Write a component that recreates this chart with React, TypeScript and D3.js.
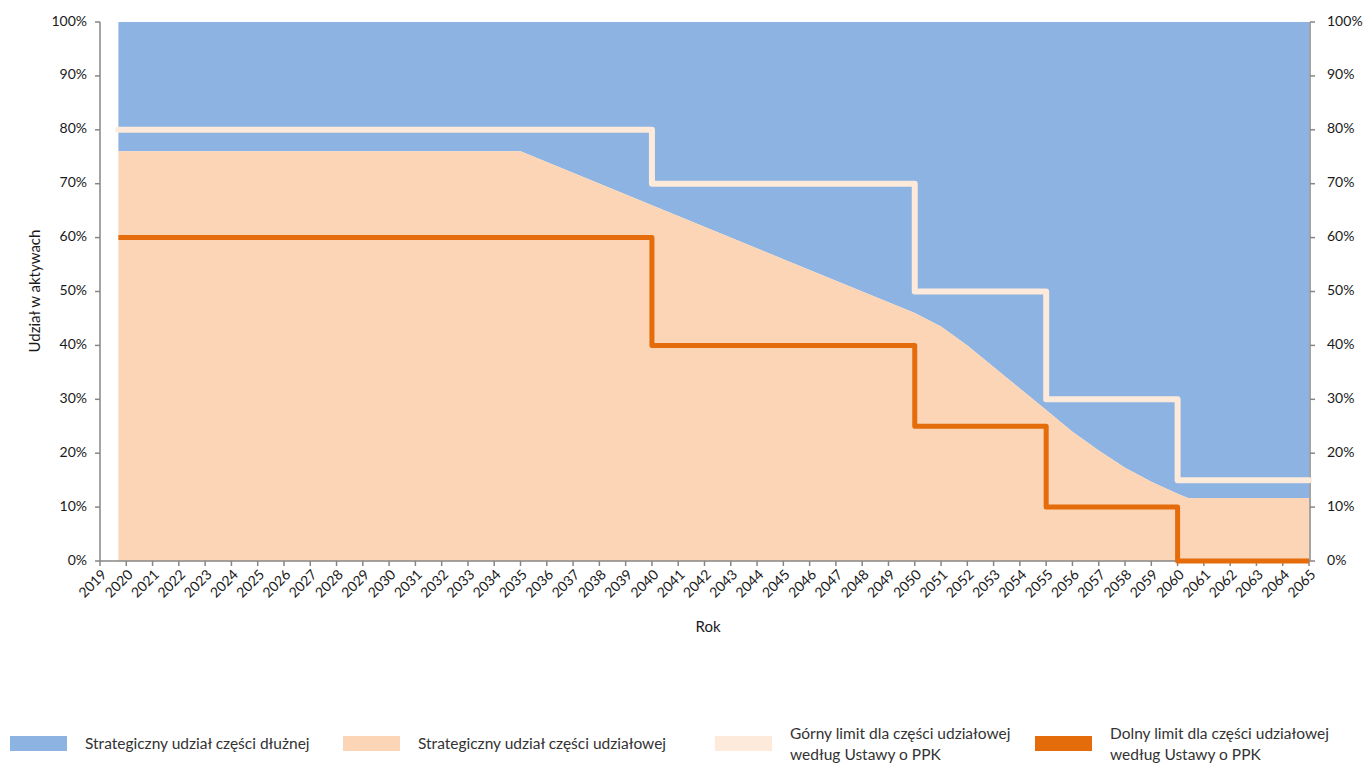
--
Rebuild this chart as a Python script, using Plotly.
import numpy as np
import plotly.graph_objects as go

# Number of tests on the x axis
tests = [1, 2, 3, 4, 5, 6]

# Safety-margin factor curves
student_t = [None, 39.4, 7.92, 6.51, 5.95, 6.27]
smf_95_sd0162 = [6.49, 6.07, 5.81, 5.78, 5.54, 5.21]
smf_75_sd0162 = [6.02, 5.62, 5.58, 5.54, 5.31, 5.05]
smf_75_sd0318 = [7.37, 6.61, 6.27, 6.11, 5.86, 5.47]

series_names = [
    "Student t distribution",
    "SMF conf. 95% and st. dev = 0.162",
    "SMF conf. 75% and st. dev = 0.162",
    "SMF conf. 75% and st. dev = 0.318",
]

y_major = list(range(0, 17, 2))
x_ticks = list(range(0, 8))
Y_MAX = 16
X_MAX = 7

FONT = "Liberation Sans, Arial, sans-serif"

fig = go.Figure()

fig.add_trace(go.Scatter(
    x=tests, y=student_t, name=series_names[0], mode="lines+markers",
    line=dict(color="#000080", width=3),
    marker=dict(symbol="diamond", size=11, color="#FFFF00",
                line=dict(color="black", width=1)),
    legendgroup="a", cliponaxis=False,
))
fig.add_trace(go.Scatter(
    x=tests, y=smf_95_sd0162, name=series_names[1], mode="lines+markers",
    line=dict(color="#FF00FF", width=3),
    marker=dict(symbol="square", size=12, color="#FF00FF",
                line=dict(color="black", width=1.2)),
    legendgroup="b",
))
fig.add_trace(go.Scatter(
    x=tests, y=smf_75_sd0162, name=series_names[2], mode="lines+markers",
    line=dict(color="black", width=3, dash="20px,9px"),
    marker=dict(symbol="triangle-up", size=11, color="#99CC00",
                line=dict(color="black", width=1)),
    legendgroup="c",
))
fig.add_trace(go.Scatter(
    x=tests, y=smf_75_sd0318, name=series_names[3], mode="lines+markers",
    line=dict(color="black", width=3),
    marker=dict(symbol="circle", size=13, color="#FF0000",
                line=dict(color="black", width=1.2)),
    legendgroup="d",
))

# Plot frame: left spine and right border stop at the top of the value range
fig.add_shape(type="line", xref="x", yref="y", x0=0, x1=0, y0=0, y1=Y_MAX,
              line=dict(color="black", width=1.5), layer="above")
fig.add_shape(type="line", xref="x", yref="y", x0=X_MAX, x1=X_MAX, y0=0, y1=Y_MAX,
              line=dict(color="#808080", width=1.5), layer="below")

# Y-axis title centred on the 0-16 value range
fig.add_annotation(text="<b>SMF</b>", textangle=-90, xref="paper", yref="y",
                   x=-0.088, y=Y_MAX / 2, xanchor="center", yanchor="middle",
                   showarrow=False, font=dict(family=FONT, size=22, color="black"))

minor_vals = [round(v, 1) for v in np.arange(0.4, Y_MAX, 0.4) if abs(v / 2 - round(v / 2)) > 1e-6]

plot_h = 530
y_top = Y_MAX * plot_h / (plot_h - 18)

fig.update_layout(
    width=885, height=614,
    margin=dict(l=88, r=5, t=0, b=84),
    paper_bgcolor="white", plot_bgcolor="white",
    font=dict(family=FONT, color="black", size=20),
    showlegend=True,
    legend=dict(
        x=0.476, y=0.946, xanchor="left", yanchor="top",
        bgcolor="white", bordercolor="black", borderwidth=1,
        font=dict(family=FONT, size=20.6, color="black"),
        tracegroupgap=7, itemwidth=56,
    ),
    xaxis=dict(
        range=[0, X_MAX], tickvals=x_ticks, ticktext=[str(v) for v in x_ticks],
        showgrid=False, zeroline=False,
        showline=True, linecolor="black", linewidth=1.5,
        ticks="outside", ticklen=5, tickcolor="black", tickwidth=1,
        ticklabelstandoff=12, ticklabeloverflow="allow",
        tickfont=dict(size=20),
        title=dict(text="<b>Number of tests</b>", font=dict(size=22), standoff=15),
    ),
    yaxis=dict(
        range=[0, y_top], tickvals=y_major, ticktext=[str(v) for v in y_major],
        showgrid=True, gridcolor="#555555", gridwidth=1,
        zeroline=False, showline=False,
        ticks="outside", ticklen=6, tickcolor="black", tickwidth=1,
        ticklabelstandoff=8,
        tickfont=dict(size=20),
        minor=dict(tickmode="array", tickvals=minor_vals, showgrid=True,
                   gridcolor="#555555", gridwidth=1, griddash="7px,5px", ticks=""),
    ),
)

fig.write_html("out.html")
* * *
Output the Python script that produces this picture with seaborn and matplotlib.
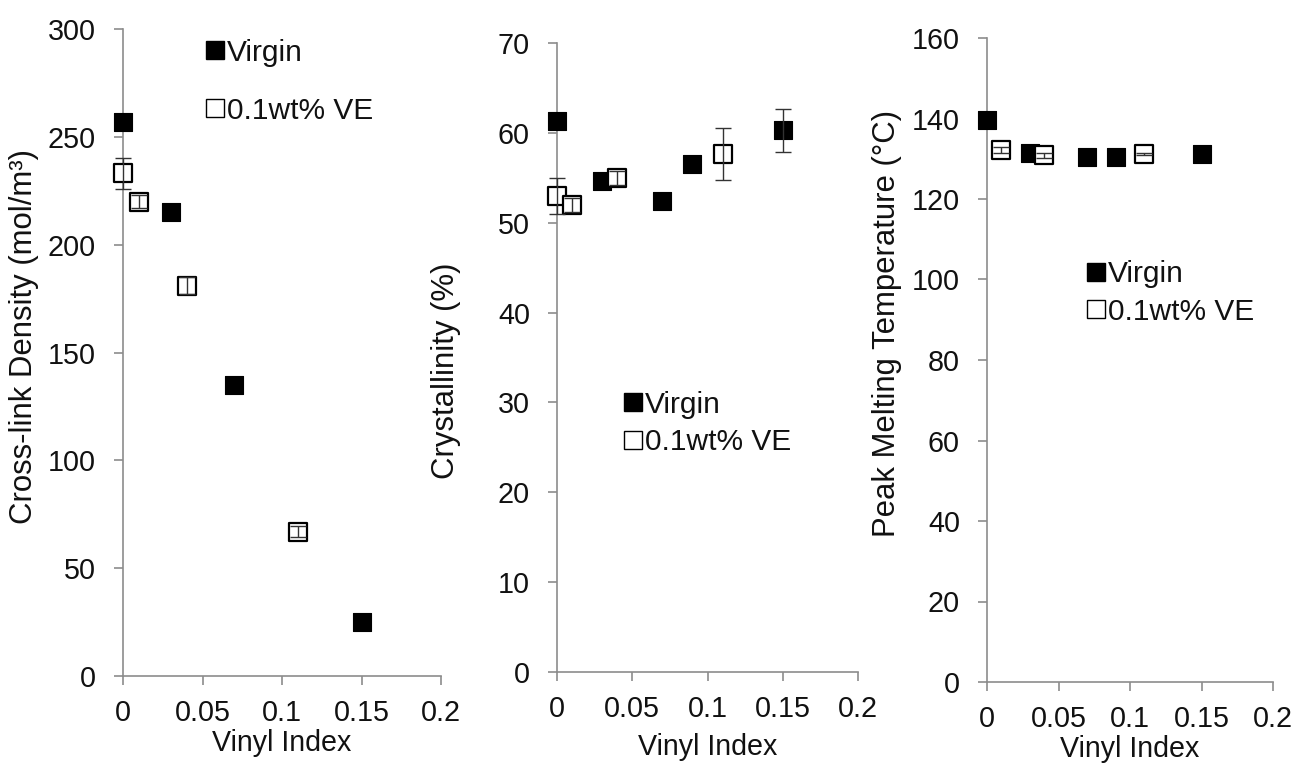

• _Written request_:
Pull out each line containing the word "that" and copy it.

• _Written response_:
Write a component that recreates this chart with React, TypeScript and D3.js.
Output the Python script that produces this picture with seaborn and matplotlib.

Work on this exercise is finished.